One example is the Social Security Death Index. These records have been digitized for more than forty years. The original records that were recorded in the 1960s were done so at significant expense, and the results were stored on 80-column punch cards. While punch card readers are no longer available, the data is still available and much more easily accessed than ever before. The data that was originally stored on punched cards was later converted to magnetic tape, then converted to magnetic disks, and still later converted to optical disks (CD-ROM, DVD-ROM and Blu-Ray disks).
I am guessing that only single copies of the original punched cards were created. However, as new media appeared, costs dropped. Storage on tape was cheaper than punch cards, storage on disks was cheaper than on tape, and so on and so forth. Each new generation of storage media seems to result in a huge drop in prices. Multiple copies of records became not only practical, but desirable. We now store the same data on CD, DVD, and Blu-Ray disks for a fraction of the cost of the filing cabinets alone that were used to store punched cards! We can expect that pricing will continue to drop in the future.
The lessons learned from the Social Security Death Index and from tens of thousands of other data conversion efforts can be applied to the billions of records that have not yet been digitized.
For an example, let's consider the recent destruction of the city archives of Cologne, Germany. This repository was one of the largest municipal archives in Europe and held records dating back more than a millennium. Some documents are being salvaged from the rubble, but it is known that a high percentage of the holdings will never be seen again by historians, scholars, genealogists, or anyone else.
If those documents had been scanned and digitized in previous years, the loss still would have been significant, but something of value would have been left behind. Those same historians, scholars, and genealogists would still be able to study the documents, even though they no longer existed physically.
To be sure, digitizing a few billion old and fragile documents will not be a trivial undertaking. Such efforts will require decades to complete. The costs are huge. However, the loss of such documents is immeasurable.
Archivists and others always have to handle, maintain, document, catalog, re-organize, and sometimes move old documents. When the items are being handled for other purposes, why not add one more item to the list of tasks to be performed: create a digital image? The time required to do so can be measured in minutes if suitable hardware is already installed and readily available.

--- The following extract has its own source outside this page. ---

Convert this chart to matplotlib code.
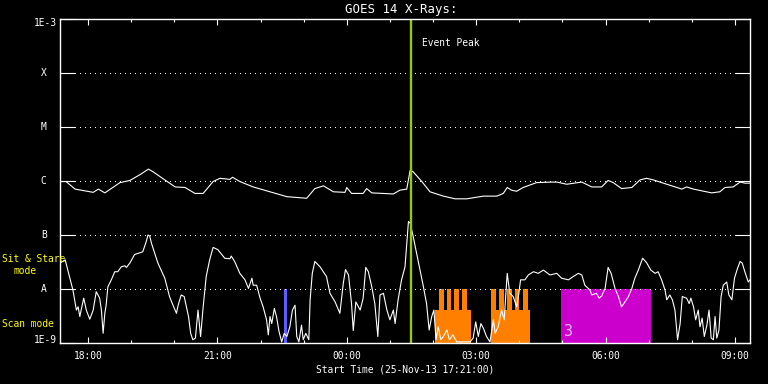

A few forward-thinking repositories are already involved in such efforts. FamilySearch, the genealogy organization sponsored by the Church of Jesus Christ of Latter-day Saints (the Mormons) is already converting millions of rolls of microfilm stored in a granite mountain. The National Archives of Great Britain, the National Archives of Scotland, and the U.S. National Archives and Records Administration all are digitizing millions of their most-requested documents. The Library of Congress has made digitized versions of collection materials available online since 1994, concentrating on its most rare collections and those unavailable anywhere else.

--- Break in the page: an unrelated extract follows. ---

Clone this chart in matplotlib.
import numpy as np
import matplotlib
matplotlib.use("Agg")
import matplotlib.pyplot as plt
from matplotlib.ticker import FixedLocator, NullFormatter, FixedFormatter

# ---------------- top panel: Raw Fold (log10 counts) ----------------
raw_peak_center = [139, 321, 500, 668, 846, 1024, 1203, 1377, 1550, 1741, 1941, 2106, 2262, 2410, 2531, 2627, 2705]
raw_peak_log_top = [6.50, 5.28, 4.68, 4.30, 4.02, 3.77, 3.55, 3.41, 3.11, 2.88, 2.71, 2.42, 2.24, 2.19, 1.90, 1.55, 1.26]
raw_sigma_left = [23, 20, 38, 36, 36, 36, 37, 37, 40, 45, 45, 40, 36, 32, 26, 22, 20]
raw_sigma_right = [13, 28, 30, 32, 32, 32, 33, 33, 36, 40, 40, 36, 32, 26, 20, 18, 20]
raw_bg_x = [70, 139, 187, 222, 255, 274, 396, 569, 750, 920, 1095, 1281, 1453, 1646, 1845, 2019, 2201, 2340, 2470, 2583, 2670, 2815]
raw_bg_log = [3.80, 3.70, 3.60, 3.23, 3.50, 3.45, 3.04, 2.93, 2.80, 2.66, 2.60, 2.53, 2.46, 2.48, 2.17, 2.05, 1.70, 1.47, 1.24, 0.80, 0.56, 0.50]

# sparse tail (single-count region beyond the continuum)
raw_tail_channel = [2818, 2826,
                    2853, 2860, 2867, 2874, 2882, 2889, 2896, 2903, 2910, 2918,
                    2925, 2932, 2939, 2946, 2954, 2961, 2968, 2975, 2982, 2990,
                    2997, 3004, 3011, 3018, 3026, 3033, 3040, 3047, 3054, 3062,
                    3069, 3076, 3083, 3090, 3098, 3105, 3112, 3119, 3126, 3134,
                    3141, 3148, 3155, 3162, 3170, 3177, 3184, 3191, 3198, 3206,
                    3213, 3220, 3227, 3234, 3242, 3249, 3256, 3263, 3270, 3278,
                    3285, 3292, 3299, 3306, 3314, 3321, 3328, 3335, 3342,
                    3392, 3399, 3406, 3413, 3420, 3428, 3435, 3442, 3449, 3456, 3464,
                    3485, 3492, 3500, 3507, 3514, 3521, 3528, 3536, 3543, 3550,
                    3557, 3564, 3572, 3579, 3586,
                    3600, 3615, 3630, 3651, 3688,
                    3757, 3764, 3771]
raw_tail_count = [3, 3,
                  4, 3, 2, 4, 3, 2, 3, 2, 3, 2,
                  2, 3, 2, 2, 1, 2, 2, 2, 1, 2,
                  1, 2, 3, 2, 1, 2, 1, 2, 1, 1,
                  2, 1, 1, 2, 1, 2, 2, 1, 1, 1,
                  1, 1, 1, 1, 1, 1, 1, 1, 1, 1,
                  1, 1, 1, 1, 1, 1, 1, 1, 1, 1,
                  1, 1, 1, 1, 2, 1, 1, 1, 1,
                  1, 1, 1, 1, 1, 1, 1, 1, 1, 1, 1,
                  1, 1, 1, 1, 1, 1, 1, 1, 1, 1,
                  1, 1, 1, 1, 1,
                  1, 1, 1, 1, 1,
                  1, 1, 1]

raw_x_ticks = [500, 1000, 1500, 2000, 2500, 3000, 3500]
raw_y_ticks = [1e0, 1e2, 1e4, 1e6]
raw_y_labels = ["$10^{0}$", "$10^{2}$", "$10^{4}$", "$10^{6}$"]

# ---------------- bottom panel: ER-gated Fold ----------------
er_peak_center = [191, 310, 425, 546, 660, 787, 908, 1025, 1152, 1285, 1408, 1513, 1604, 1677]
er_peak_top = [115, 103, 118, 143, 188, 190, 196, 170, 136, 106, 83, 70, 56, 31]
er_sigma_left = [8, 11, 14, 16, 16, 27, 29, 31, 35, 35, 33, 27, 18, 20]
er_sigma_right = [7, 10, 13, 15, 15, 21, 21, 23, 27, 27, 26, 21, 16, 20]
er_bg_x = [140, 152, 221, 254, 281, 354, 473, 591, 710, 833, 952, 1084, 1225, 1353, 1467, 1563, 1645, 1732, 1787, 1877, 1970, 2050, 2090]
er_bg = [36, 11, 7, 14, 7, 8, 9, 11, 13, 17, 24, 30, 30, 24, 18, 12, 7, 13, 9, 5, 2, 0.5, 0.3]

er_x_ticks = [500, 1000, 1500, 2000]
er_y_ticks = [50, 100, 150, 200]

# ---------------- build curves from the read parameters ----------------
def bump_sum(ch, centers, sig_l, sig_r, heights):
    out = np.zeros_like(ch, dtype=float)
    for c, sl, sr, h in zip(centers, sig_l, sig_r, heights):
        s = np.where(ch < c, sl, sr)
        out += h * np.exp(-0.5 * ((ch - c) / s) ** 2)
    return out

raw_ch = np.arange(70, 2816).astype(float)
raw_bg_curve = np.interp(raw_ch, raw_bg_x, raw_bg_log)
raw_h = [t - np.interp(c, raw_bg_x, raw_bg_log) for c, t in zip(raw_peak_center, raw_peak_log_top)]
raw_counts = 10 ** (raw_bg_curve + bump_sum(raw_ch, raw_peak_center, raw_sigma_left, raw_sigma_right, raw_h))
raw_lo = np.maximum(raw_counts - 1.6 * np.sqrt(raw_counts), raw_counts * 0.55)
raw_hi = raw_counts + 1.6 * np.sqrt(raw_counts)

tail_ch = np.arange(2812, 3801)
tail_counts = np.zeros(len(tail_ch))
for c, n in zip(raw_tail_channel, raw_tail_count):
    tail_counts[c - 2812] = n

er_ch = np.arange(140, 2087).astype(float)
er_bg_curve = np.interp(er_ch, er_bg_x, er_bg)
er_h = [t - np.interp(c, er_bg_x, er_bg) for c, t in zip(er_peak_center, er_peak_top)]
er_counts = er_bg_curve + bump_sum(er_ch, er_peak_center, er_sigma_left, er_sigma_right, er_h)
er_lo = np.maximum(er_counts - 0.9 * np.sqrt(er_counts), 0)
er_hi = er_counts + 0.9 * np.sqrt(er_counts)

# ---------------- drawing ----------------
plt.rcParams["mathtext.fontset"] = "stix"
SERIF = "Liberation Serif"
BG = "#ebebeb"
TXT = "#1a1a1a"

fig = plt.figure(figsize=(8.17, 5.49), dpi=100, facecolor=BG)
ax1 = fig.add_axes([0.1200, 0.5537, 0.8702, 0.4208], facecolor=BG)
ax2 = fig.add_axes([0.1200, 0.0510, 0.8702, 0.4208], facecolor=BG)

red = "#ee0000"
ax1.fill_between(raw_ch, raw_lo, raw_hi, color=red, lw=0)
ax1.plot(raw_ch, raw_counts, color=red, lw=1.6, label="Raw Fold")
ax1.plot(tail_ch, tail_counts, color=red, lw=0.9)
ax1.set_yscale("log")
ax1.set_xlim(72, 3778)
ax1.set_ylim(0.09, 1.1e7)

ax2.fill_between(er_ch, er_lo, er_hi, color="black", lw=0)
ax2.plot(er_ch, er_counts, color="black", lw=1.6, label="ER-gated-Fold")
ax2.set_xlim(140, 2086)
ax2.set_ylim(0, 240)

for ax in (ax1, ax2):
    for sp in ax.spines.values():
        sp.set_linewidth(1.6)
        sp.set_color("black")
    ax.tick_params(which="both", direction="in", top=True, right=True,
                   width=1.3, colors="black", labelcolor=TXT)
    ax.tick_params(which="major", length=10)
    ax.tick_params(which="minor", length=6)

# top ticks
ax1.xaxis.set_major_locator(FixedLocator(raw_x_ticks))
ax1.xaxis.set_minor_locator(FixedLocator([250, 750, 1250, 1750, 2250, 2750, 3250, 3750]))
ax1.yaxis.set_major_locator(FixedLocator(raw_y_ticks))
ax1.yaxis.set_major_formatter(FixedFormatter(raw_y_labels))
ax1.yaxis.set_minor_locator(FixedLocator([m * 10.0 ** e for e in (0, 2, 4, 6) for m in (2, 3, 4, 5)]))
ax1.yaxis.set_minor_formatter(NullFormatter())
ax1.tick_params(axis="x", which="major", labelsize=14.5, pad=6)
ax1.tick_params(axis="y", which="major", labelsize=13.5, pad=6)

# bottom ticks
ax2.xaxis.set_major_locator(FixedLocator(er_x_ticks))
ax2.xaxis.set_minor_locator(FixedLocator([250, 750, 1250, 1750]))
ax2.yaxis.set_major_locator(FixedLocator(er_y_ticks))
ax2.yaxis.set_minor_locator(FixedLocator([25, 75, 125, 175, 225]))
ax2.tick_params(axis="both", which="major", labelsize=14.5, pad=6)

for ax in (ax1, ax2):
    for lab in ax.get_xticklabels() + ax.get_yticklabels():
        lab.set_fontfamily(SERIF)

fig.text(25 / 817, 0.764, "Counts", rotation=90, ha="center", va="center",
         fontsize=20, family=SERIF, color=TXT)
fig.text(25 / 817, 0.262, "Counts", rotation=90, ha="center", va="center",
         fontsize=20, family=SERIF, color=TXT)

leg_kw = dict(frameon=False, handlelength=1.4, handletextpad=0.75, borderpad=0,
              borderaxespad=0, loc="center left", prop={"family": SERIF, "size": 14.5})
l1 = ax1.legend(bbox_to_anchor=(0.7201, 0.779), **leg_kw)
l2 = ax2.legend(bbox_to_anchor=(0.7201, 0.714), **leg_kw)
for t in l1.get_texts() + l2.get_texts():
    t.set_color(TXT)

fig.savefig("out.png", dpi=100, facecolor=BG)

These are not "one time efforts." All of the organizations I have mentioned expect their digitization efforts to continue more or less forever. Smaller archives, libraries, and museums are also beginning to see the benefits of digitization. Not only can they make their materials available to more patrons in more locations, but they also can save on building costs. Placing research materials online means a probable cost reduction in making these physical materials available to the general public. The holding organizations do not need to spend as much money on public reading rooms, rest rooms, microfilm equipment, open stacks, and personnel to serve the general public.
The repositories can offer smaller reading rooms and produce the material by reservation only. The new business plan is that any person who wishes to look at materials would first look at them online. If the online images prove to be insufficient, he or she then can schedule an appointment in the new (smaller) reading room, and the materials can be retrieved from the cramped stacks in advance and delivered to the reading room in time for the appointment.

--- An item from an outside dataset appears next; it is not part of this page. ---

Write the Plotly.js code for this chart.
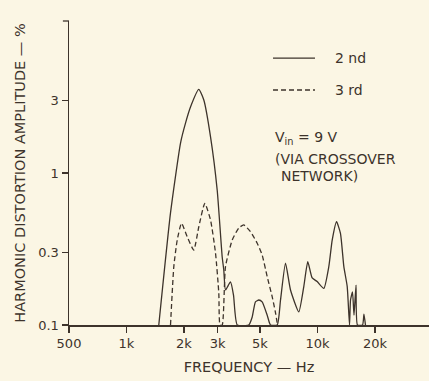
<!DOCTYPE html>
<html>
<head>
<meta charset="utf-8">
<script src="https://cdn.plot.ly/plotly-3.0.1.min.js"></script>
<style>html,body{margin:0;padding:0;background:#fbf6e4;}#chart{width:429px;height:381px;}</style>
</head>
<body>
<div id="chart"></div>
<script>
// 2nd harmonic (solid)
const freq2nd = [1476, 1700, 1918, 2037, 2163, 2391, 2540, 2754, 2985, 3170, 3231, 3298, 3504, 3633, 3800,
  4367, 4552, 4733, 4929, 5131, 5454, 5675,
  6152, 6403, 6800, 7222, 7982, 8477, 8895, 9379, 9963, 10790, 11460, 11940, 12580, 13190, 13740, 14310, 14710,
  14890, 15250, 15530, 15910, 16190, 17210, 17510, 17830];
const amp2nd = [0.1, 0.546, 1.575, 2.13, 2.72, 3.55, 3.02, 1.73, 0.77, 0.28, 0.23, 0.17, 0.192, 0.157, 0.1,
  0.1, 0.113, 0.142, 0.146, 0.142, 0.116, 0.1,
  0.1, 0.146, 0.255, 0.17, 0.122, 0.179, 0.261, 0.204, 0.193, 0.174, 0.242, 0.362, 0.478, 0.401, 0.242, 0.179, 0.1,
  0.146, 0.165, 0.116, 0.183, 0.1, 0.1, 0.118, 0.1];
// 3rd harmonic (dashed)
const freq3rd = [1700, 1769, 1843, 1941, 2078, 2250, 2391, 2570, 2754, 2924, 3043, 3088,
  3170, 3298, 3576, 3873, 4112, 4459, 4834, 5131, 5454, 5791, 6029, 6173];
const amp3rd = [0.1, 0.242, 0.362, 0.467, 0.381, 0.311, 0.443, 0.632, 0.491, 0.298, 0.162, 0.1,
  0.1, 0.242, 0.362, 0.435, 0.455, 0.411, 0.345, 0.289, 0.208, 0.1535, 0.12, 0.1];
const xTickVals = [500, 1000, 2000, 3000, 5000, 10000, 20000];
const xTickText = ["500", "1k", "2k", "3k", "5k", "10k", "20k"];
const yTickVals = [0.1, 0.3, 1, 3];
const yTickText = ["0.1", "0.3", "1", "3"];
const seriesNames = ["2 nd", "3 rd"];

const ink = "#3d332b";
const bg = "#fbf6e4";
const fam = "DejaVu Sans, Liberation Sans, sans-serif";
const font = {family: fam, size: 14, color: ink};

const traces = [
  {x: freq2nd, y: amp2nd, type: "scatter", mode: "lines", name: seriesNames[0],
   line: {color: ink, width: 1.3, shape: "spline", smoothing: 0.5}, hoverinfo: "skip"},
  {x: freq3rd, y: amp3rd, type: "scatter", mode: "lines", name: seriesNames[1],
   line: {color: ink, width: 1.3, dash: "5px,3px", shape: "spline", smoothing: 0.5}, hoverinfo: "skip"}
];

const layout = {
  width: 429, height: 381,
  margin: {l: 69, r: 0, t: 21, b: 56, pad: 0},
  paper_bgcolor: bg, plot_bgcolor: bg,
  showlegend: false,
  font: font,
  xaxis: {
    type: "log", range: [Math.log10(500), Math.log10(500) + 360/191],
    tickvals: xTickVals, ticktext: xTickText,
    ticks: "outside", ticklen: 6, tickwidth: 1.3, tickcolor: ink,
    showline: true, linecolor: ink, linewidth: 1.5,
    showgrid: false, zeroline: false,
    tickfont: {family: fam, size: 13, color: ink},
    title: {text: "FREQUENCY — Hz", font: {family: fam, size: 14.5, color: ink}, standoff: 12}
  },
  yaxis: {
    type: "log", range: [-1, 1],
    tickvals: yTickVals, ticktext: yTickText,
    ticks: "outside", ticklen: 6, tickwidth: 1.3, tickcolor: ink,
    showline: true, linecolor: ink, linewidth: 1.5,
    showgrid: false, zeroline: false,
    tickfont: {family: fam, size: 13, color: ink},
    title: {text: "HARMONIC DISTORTION AMPLITUDE — %", font: {family: fam, size: 14.5, color: ink}, standoff: 9}
  },
  shapes: [
    {type: "line", xref: "paper", yref: "paper", x0: -0.017, x1: 0, y0: 1, y1: 1,
     line: {color: ink, width: 1.3}},
    {type: "line", xref: "paper", yref: "paper", x0: 0.5667, x1: 0.6833, y0: 0.878, y1: 0.878,
     line: {color: ink, width: 1.3}},
    {type: "line", xref: "paper", yref: "paper", x0: 0.5667, x1: 0.6833, y0: 0.773, y1: 0.773,
     line: {color: ink, width: 1.3, dash: "5px,3px"}}
  ],
  annotations: [
    {xref: "paper", yref: "paper", x: 0.733, y: 0.878, xanchor: "left", yanchor: "middle", text: seriesNames[0], showarrow: false, font: font},
    {xref: "paper", yref: "paper", x: 0.733, y: 0.773, xanchor: "left", yanchor: "middle", text: seriesNames[1], showarrow: false, font: font},
    {xref: "paper", yref: "paper", x: 0.567, y: 0.615, xanchor: "left", yanchor: "middle", text: "V<sub>in</sub> = 9 V", showarrow: false, font: font},
    {xref: "paper", yref: "paper", x: 0.567, y: 0.546, xanchor: "left", yanchor: "middle", text: "(VIA CROSSOVER", showarrow: false, font: font},
    {xref: "paper", yref: "paper", x: 0.583, y: 0.490, xanchor: "left", yanchor: "middle", text: "NETWORK)", showarrow: false, font: font}
  ]
};

Plotly.newPlot("chart", traces, layout, {staticPlot: true, displayModeBar: false});
</script>
</body>
</html>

While not as convenient, millions of dollars can be saved in construction costs of new and ever-expanding facilities to be used by the general public. Space in the repository that was used for public reading rooms can now be converted to storage space to house more documents than ever.
Digitizing of records appears to be a win/win situation: it preserves information and also makes that information more widely available to those who cannot travel to the holding repository.
What is your local organization doing about preserving its most precious resource: information?